CVOS(Central Vein Occlusion Study)で、フルオレセイン蛍光眼底造影検査で10乳頭面積以上の無灌流領域をきたすCRVOを虚血型としており、現在はそれが定着している。
虚血性
- 無血管野(NPA)が10乳頭面積以上のものをいう
- 無血管野、すなわち網膜血管が閉塞し灌流がない範囲が10乳頭面積以上のもの
- 最大の注意点は、虚血性CRVOは高頻度に血管新生緑内障へと進行し、失明に至る可能性があること
- そのため早急に汎網膜光凝固などの治療が必要となること
非虚血性
- NPAが10乳頭面積未満のものをいう
- 非虚血性の段階では血管新生緑内障はほぼ生じない
- しかし非虚血性から虚血性へと進行するものがあるのでフォロー、検査は適宜繰り返すこと
症状
- 主に黄斑浮腫による急激な視力低下
- その他、黄斑虚血、硝子体出血、牽引性網膜剥離、二次性網膜前膜、血管新生緑内障などによる視覚障害をきたす可能性がある
所見
- 網膜静脈の拡張・蛇行
- 網膜神経線維層の刷毛状出血
- 視神経乳頭腫脹
- 軟性白斑(多発する場合は虚血型が疑われる)
- 黄斑浮腫(嚢胞様黄斑浮腫が典型)
- 無血管野からの網膜新生血管、硝子体出血、牽引性網膜剥離、血管新生緑内障など
など
検査
虚血型の判断に、Hayrehらは以下の検査を総合的に判断すべきであると報告している。
- 視力
- 眼底所見(OCT含む)
- フルオレセイン蛍光眼底造影
- 対光反射、RAPD
- 動的視野検査
- 網膜電図
視力
- 初診時視力が悪いほど予後は悪い傾向
眼底所見
- 主に上記眼底所見を確認しCRVOの診断をする
- 軟性白斑が多いと虚血型が疑われる
OCT
- 黄斑浮腫があれば抗VEGF薬治療を(浮腫がない場合は抗VEGF薬の適応はない)
- 虚血が強い場合は網膜内層の虚血を反映して、網膜内層が高輝度となる(網膜動脈閉塞症に似る)

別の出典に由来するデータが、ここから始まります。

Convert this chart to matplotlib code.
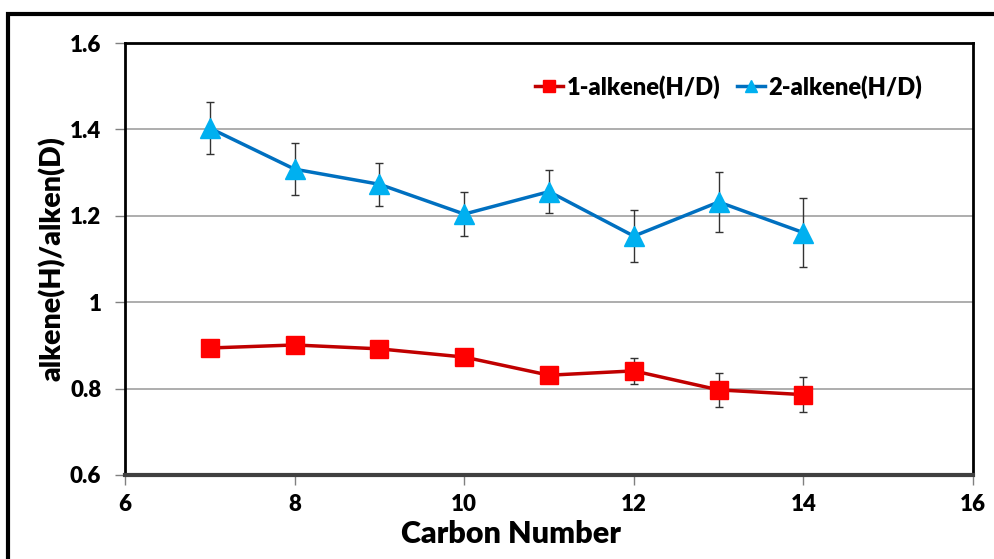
import matplotlib.pyplot as plt
from matplotlib.patches import Rectangle

plt.rcParams['font.family'] = ['Lato', 'DejaVu Sans']
plt.rcParams['font.weight'] = 'heavy'

# ===== data
carbon = [7, 8, 9, 10, 11, 12, 13, 14]
alkene1 = [0.894, 0.901, 0.892, 0.873, 0.831, 0.841, 0.797, 0.786]
alkene1_err = [0.01, 0.01, 0.01, 0.01, 0.01, 0.03, 0.04, 0.04]
alkene2 = [1.403, 1.308, 1.273, 1.204, 1.256, 1.153, 1.232, 1.161]
alkene2_err = [0.06, 0.06, 0.05, 0.05, 0.05, 0.06, 0.07, 0.08]

fig = plt.figure(figsize=(9.95, 5.59), dpi=100)
ax = fig.add_axes([0.1256, 0.1503, 0.8524, 0.7727])

# outer chart frame (runs off the right and bottom edges)
fig.patches.append(Rectangle((8 / 995, -0.05), 1.2, (559 - 14) / 559 + 0.05,
                             transform=fig.transFigure, fill=False,
                             edgecolor='black', linewidth=3))

# error bars first, then lines + markers on top
ax.errorbar(carbon, alkene1, yerr=alkene1_err, fmt='none', ecolor='#333333',
            elinewidth=1, capsize=3, zorder=2)
ax.errorbar(carbon, alkene2, yerr=alkene2_err, fmt='none', ecolor='#333333',
            elinewidth=1, capsize=3, zorder=2)
ax.plot(carbon, alkene1, color='#C00000', lw=2.5, marker='s', markersize=13,
        markerfacecolor='#FF0000', markeredgecolor='#FF0000',
        label='1-alkene(H/D)', zorder=3)
ax.plot(carbon, alkene2, color='#0070C0', lw=2.5, marker='^', markersize=14,
        markerfacecolor='#00B0F0', markeredgecolor='#00B0F0',
        label='2-alkene(H/D)', zorder=3)

ax.set_xlim(6, 16)
ax.set_ylim(0.6, 1.6)
ax.set_xticks([6, 8, 10, 12, 14, 16])
ax.set_yticks([0.6, 0.8, 1.0, 1.2, 1.4, 1.6])
ax.set_yticklabels(['0.6', '0.8', '1', '1.2', '1.4', '1.6'])
ax.grid(axis='y', color='#A0A0A0', lw=1.2)
ax.set_axisbelow(True)
ax.tick_params(direction='out', length=7, width=1, color='#808080',
               labelsize=16)
ax.tick_params(axis='y', pad=10)
ax.tick_params(axis='x', pad=7)
for side in ['left', 'top', 'right']:
    ax.spines[side].set_linewidth(2)
    ax.spines[side].set_color('black')
ax.spines['bottom'].set_linewidth(3)
ax.spines['bottom'].set_color('#404040')

ax.set_xlabel('Carbon Number', fontsize=22, fontweight='heavy')
ax.xaxis.set_label_coords(0.455, -0.104)
ax.set_ylabel('alkene(H)/alken(D)', fontsize=20.5, fontweight='heavy')
ax.yaxis.set_label_coords(-0.07, 0.5)

ax.legend(loc='upper right', bbox_to_anchor=(0.965, 0.975), ncol=2,
          frameon=False, handlelength=1.2, handletextpad=0.15,
          columnspacing=0.7, markerscale=0.65,
          prop={'weight': 'heavy', 'size': 17})

fig.savefig('out.png', dpi=100)
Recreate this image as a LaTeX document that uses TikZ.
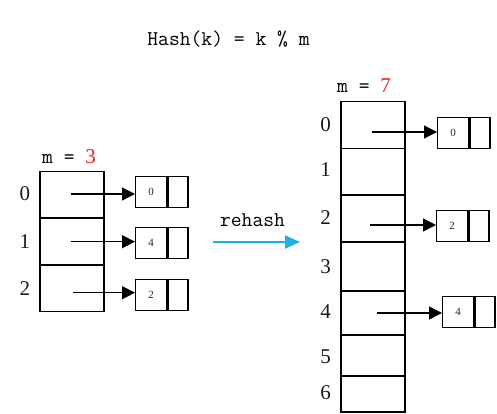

- そのような症例は網膜動脈閉塞症同様、時間経過で内層が菲薄することが多々ある
フルオレセイン蛍光眼底造影(FA)
- 網膜虚血(無灌流領域)の判定のために行う
RAPD
- 虚血型では陽性、非虚血型では陰性となることが多い
動的視野検査
- 虚血型では大きな中心暗点を示す
網膜電図
- 虚血型ではb派の減弱が見られる
- 30HzフリッカーERGの潜時は網膜毛細血管の非灌流の程度と相関する
- 発症直後のERGは不安定であるため行うのであれば3週間程度たってからがよい
治療
主に以下の3つに分けて治療が必要となる。
- 黄斑浮腫に対する治療
- 新生血管予防のための治療
- 合併症に対する治療
黄斑浮腫に対する治療
黄斑浮腫に対する、治療の第一選択薬は抗VEGF薬硝子体注射
※適応はルセンティス、アイリーアのみ
ステロイド局所注射(硝子体内、テノン嚢下)などが行われることもあるが、基本的には抗VEGF薬一択
新生血管予防のための治療
虚血型CRVOは新生血管予防に、汎網膜光凝固(PRP)を行う
黄斑浮腫があり抗VEGF薬注射を投与中は、注射自体がVEGFを抑制するので進行しにくい
合併症に対する治療
- 網膜新生血管からの硝子体出血や牽引性網膜剥離には、硝子体手術を
- 血管新生緑内障には、緑内障手術を
そこまでに進行しないうちに適切な加療を。
合併症の頻度
- 虚血型CRVOの約50%が半年以内に虹彩NVを生じ、約30%が血管新生緑内障を発症する
- 非虚血型CRVOの約33%が3年以内に虚血型CRVOへ移行する
まとめ
- 虚血型(NPA>10乳頭面積)、非虚血型(NPA<10乳頭面積)
- 黄斑浮腫には抗VEGF薬を
- 虚血型には汎網膜光凝固を
- 非虚血型でも虚血型に移行することがあるので注意(たまにFAやOCTAを)
永遠と抗VEGF薬の硝子体注射を繰り返す症例も多く、なかなか互いに大変な疾患の一つかと思います。